As a woman who came from the middle class, the exploitations that I experienced and continuously experiencing may be shallow but significant to talk about. When I was young, I often hear from my parents’ mouth the words “…kasi babae ka(...because you are a girl).” I was always asked to help my mother in doing the household chores while my two brothers if not lying on their beds, were helping my father in masculine chores. In playing time, they could even go home at night. My mother told me the reason why, I am a girl and they are boys. I might be raped outside by a mad man because I am a girl. When I was in high school, I had my first boyfriend. I started to carry shoulder bag during those years. I went out with him and got annoyed when he insisted to carry my bag knowing the fact that it is not so heavy. Well for me, I didn’t really find it sweet. I had the feeling of being belittled of my own capability to carry that simple bag.
When I was about to enter college, I consulted my brothers about the best course for me. Indeed, education was just my second option before and my first choice was kinda a masculine type of course. My brothers advised me to choose education course because that is the best course for me. What they meant was the best course for a woman like me. During that time I didn’t know whether I have to be upset or what. Indeed, I also love education course so what they told me didn’t matter to me anyway. In the latter part of my college years, I even realized the best course I really like—being a writer. Well, I only segued.
Part of my college years were also some things which I will never forget as a woman. I have witnessed the environment where most of the guys look at girls as their sex symbol. They don’t really look for real love but for sex, just to satisfy their sexual libido. Many of them are even "machoshits." They feel so proud of themselves when they have the capability to get as much women as they want to. They keep on bragging about it with some other men.I totally abhor it. For me, they should not have any space on this earth.
In the latter part of my college years, I had also boyfriends but there was one guy whom I will never ever forget. He is my ex-bf whom I lost my virginity with. Maybe that was the reason why it became so hard for me to forget him off before. Because of him, playing with so many guys in my palm became so easy for me. I learned to play with their games; I learned to dance with their steps. But then, I realized everything in me turned out to be wrong.
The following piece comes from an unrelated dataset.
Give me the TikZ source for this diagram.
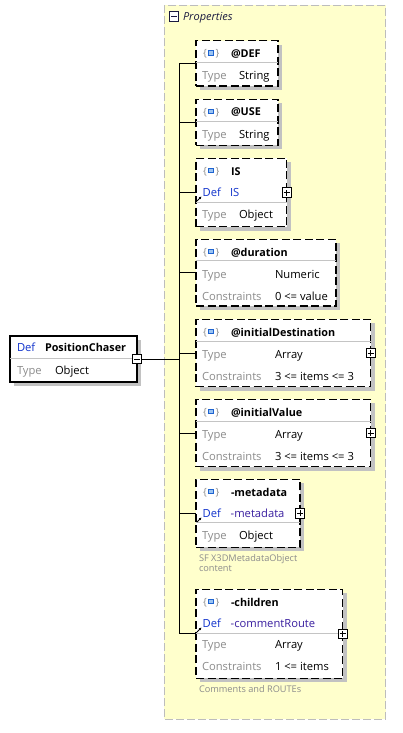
\documentclass[tikz,border=0pt]{standalone}
\usepackage{fontspec}
\setmainfont{Open Sans}
\usepackage{tikz}
\usetikzlibrary{positioning,shadows,arrows.meta}
\definecolor{panelyellow}{HTML}{FFFFCC}
\definecolor{panelline}{HTML}{BDBDBD}
\definecolor{shadowgrey}{HTML}{C2C2C2}
\definecolor{sepgrey}{HTML}{C4C4C4}
\definecolor{labelgrey}{HTML}{8C8C8C}
\definecolor{defblue}{HTML}{1133CC}
\definecolor{refpurple}{HTML}{3A1FA0}
\definecolor{iconline}{HTML}{1E63D0}
\definecolor{iconfill}{HTML}{9CC4F2}
\definecolor{hdrnavy}{HTML}{1A1A40}

% small attribute mark: {[]}
\newcommand{\attrmark}{{\color{labelgrey}\{}\hspace{1.2pt}{\setlength{\fboxsep}{0pt}\setlength{\fboxrule}{0.9pt}\raisebox{1.8pt}{\fcolorbox{iconline}{iconfill}{\rule{4.6pt}{0pt}\rule{0pt}{3.6pt}}}}\hspace{1.2pt}{\color{labelgrey}\}}}

\begin{document}
\begin{tikzpicture}[
    x=1pt, y=-1pt,
    every node/.style={inner sep=0pt, outer sep=0pt},
    attrbox/.style={draw=black, line width=1.3pt, dash pattern=on 8pt off 3.5pt,
      fill=white, anchor=north west,
      drop shadow={shadow xshift=4pt, shadow yshift=-4pt, fill=shadowgrey, opacity=1}},
    rootbox/.style={draw=black, line width=1.2pt, fill=white, anchor=north west,
      drop shadow={shadow xshift=4pt, shadow yshift=-4pt, fill=shadowgrey, opacity=1}},
    panel/.style={draw=panelline, fill=panelyellow, line width=0.9pt, dash pattern=on 8pt off 3pt},
    sepline/.style={draw=sepgrey, line width=0.9pt},
    conn/.style={draw=black, line width=1pt},
    refarrow/.style={draw=black, line width=0.9pt, -{Latex[length=2.6pt,width=2.8pt]}},
    plusbox/.style={draw=black, fill=white, line width=0.8pt, minimum width=9.5pt, minimum height=9.5pt,
      path picture={\draw[line width=0.8pt]
        ([xshift=-3pt]path picture bounding box.center) -- ([xshift=3pt]path picture bounding box.center)
        ([yshift=-3pt]path picture bounding box.center) -- ([yshift=3pt]path picture bounding box.center);}},
    minusbox/.style={draw=black, fill=white, line width=0.8pt, minimum width=9.5pt, minimum height=9.5pt,
      path picture={\draw[line width=0.8pt]
        ([xshift=-3pt]path picture bounding box.center) -- ([xshift=3pt]path picture bounding box.center);}},
    ttl/.style={font=\fontsize{10.8}{12}\selectfont\bfseries, anchor=base west},
    lbl/.style={font=\fontsize{11.2}{13}\selectfont, text=labelgrey, anchor=base west},
    val/.style={font=\fontsize{11.2}{13}\selectfont, anchor=base west},
    deflbl/.style={font=\fontsize{11.2}{13}\selectfont, text=defblue, anchor=base west},
    refval/.style={font=\fontsize{11.2}{13}\selectfont, text=refpurple, anchor=base west},
    iconmark/.style={font=\fontsize{10}{11}\selectfont, anchor=base west},
    note/.style={font=\fontsize{9.2}{10}\selectfont, text=labelgrey, anchor=base west},
    hdr/.style={font=\fontsize{11}{13}\selectfont\itshape, text=hdrnavy, anchor=base west}
  ]
  \useasboundingbox (0,0) rectangle (402,733);

  % ---- properties panel ----
  \draw[panel] (164,5) rectangle (385.7,719);
  \node[minusbox, draw=hdrnavy] (propsminus) at (174,16.5) {};
  \node[hdr] (propslbl) at (183,20.7) {Properties};

  % ---- root element ----
  \node[rootbox, minimum width=127pt, minimum height=46pt] (pcroot) at (10,336) {};
  \draw[sepline] (pcroot.west |- 0,358) -- (pcroot.east |- 0,358);
  \node[deflbl] (rootdef) at (17,351.7) {Def};
  \node[ttl] (rootname) at (45,351.7) {PositionChaser};
  \node[lbl] (roottype) at (17,374.3) {Type};
  \node[val] (roottypev) at (55,374.3) {Object};
  \node[minusbox] (rootminus) at (pcroot.east) {};

  % ---- attribute boxes ----
  \node[attrbox, minimum width=82pt, minimum height=45.4pt] (pcdef) at (196,40.7) {};
  \draw[sepline] (pcdef.west |- 0,62.3) -- (pcdef.east |- 0,62.3);
  \node[iconmark] (defmark) at (203,56.5) {\attrmark};
  \node[ttl] (defname) at (231,57.3) {@DEF};
  \node[lbl] (deftype) at (202,79.5) {Type};
  \node[val] (deftypev) at (239,79.5) {String};

  \node[attrbox, minimum width=82pt, minimum height=46pt] (pcuse) at (196,99.3) {};
  \draw[sepline] (pcuse.west |- 0,121.3) -- (pcuse.east |- 0,121.3);
  \node[iconmark] (usemark) at (203,115.2) {\attrmark};
  \node[ttl] (usename) at (231,116) {@USE};
  \node[lbl] (usetype) at (202,138.3) {Type};
  \node[val] (usetypev) at (239,138.3) {String};

  \node[attrbox, minimum width=90.7pt, minimum height=68.4pt] (pcis) at (196,158.3) {};
  \draw[sepline] (pcis.west |- 0,202.3) -- (pcis.east |- 0,202.3);
  \node[iconmark] (ismark) at (203,174.2) {\attrmark};
  \node[ttl] (isname) at (231,175) {IS};
  \node[deflbl] (isdef) at (202.7,196) {Def};
  \node[deflbl] (isdefv) at (230,196) {IS};
  \node[lbl] (istype) at (202,218.3) {Type};
  \node[val] (istypev) at (239,218.3) {Object};
  \node[plusbox] (isplus) at (pcis.east) {};
  \draw[refarrow] (197,201) -- (201.5,196.5);

  \node[attrbox, minimum width=140pt, minimum height=66.7pt] (pcdur) at (196,239.3) {};
  \draw[sepline] (pcdur.west |- 0,260.5) -- (pcdur.east |- 0,260.5);
  \node[iconmark] (durmark) at (203,255.2) {\attrmark};
  \node[ttl] (durname) at (231,256) {@duration};
  \node[lbl] (durtype) at (202,278.3) {Type};
  \node[val] (durtypev) at (275,278.3) {Numeric};
  \node[lbl] (durcons) at (202,300) {Constraints};
  \node[val] (durconsv) at (275,300) {0 <= value};

  \node[attrbox, minimum width=174.7pt, minimum height=67.4pt] (pcinitdest) at (196,319.3) {};
  \draw[sepline] (pcinitdest.west |- 0,341.3) -- (pcinitdest.east |- 0,341.3);
  \node[iconmark] (idmark) at (203,335.2) {\attrmark};
  \node[ttl] (idname) at (231,336) {@initialDestination};
  \node[lbl] (idtype) at (202,358.3) {Type};
  \node[val] (idtypev) at (275,358.3) {Array};
  \node[lbl] (idcons) at (202,380) {Constraints};
  \node[val] (idconsv) at (275,380) {3 <= items <= 3};
  \node[plusbox] (idplus) at (pcinitdest.east) {};

  \node[attrbox, minimum width=174.7pt, minimum height=67.4pt] (pcinitval) at (196,399.3) {};
  \draw[sepline] (pcinitval.west |- 0,421.3) -- (pcinitval.east |- 0,421.3);
  \node[iconmark] (ivmark) at (203,415.2) {\attrmark};
  \node[ttl] (ivname) at (231,416) {@initialValue};
  \node[lbl] (ivtype) at (202,438.3) {Type};
  \node[val] (ivtypev) at (275,438.3) {Array};
  \node[lbl] (ivcons) at (202,460) {Constraints};
  \node[val] (ivconsv) at (275,460) {3 <= items <= 3};
  \node[plusbox] (ivplus) at (pcinitval.east) {};

  \node[attrbox, minimum width=104pt, minimum height=68pt] (pcmeta) at (196,479.3) {};
  \draw[sepline] (pcmeta.west |- 0,522.7) -- (pcmeta.east |- 0,522.7);
  \node[iconmark] (metamark) at (203,495.2) {\attrmark};
  \node[ttl] (metaname) at (231,496) {-metadata};
  \node[deflbl] (metadef) at (202.7,517) {Def};
  \node[refval] (metadefv) at (230.7,517) {-metadata};
  \node[lbl] (metatype) at (202,539.3) {Type};
  \node[val] (metatypev) at (239,539.3) {Object};
  \node[plusbox] (metaplus) at (pcmeta.east) {};
  \draw[refarrow] (197,522) -- (201.5,517.5);
  \node[note] (metanote1) at (199,561.7) {SF X3DMetadataObject};
  \node[note] (metanote2) at (199,571.7) {content};

  \node[attrbox, minimum width=146.7pt, minimum height=89pt] (pcchildren) at (196,589.3) {};
  \draw[sepline] (pcchildren.west |- 0,633.3) -- (pcchildren.east |- 0,633.3);
  \node[iconmark] (chmark) at (203,605.2) {\attrmark};
  \node[ttl] (chname) at (231,606) {-children};
  \node[deflbl] (chdef) at (202.7,627) {Def};
  \node[refval] (chdefv) at (230.7,627) {-commentRoute};
  \node[lbl] (chtype) at (202,648.3) {Type};
  \node[val] (chtypev) at (275,648.3) {Array};
  \node[lbl] (chcons) at (202,670) {Constraints};
  \node[val] (chconsv) at (275,670) {1 <= items};
  \node[plusbox] (chplus) at (pcchildren.east) {};
  \draw[refarrow] (197,632) -- (201.5,627.5);
  \node[note] (chnote) at (199,692) {Comments and ROUTEs};

  % ---- connectors ----
  \coordinate (spinex) at (179,0);
  \draw[conn] (spinex |- pcdef.west) -- (spinex |- pcchildren.west);
  \draw[conn] (rootminus.east) -- (spinex |- rootminus.east);
  \draw[conn] (spinex |- pcdef.west) -- (pcdef.west);
  \draw[conn] (spinex |- pcuse.west) -- (pcuse.west);
  \draw[conn] (spinex |- pcis.west) -- (pcis.west);
  \draw[conn] (spinex |- pcdur.west) -- (pcdur.west);
  \draw[conn] (spinex |- pcinitdest.west) -- (pcinitdest.west);
  \draw[conn] (spinex |- pcinitval.west) -- (pcinitval.west);
  \draw[conn] (spinex |- pcmeta.west) -- (pcmeta.west);
  \draw[conn] (spinex |- pcchildren.west) -- (pcchildren.west);

\end{tikzpicture}
\end{document}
The changes in me were so rapid that I no longer saw myself anymore as me.
Being a former member of GABRIELA-Youth in my previous university and a chair of GABRIELA in our city, I strongly believe in its motto—“Ang babae ay hindi pang kama o kusina lamang, sila ay may malaking bahagi sa paglaya ng lipunan (Women are not only for bed or kitchen, they also have a part in freeing the society.)” I had the urge to break the conception that women are just for sex symbol, that women are helpless and weak, that women cannot decide for themselves, that women cannot live without men, and that women can only do less in the society—those conceptions that were moulded in our country’s culture.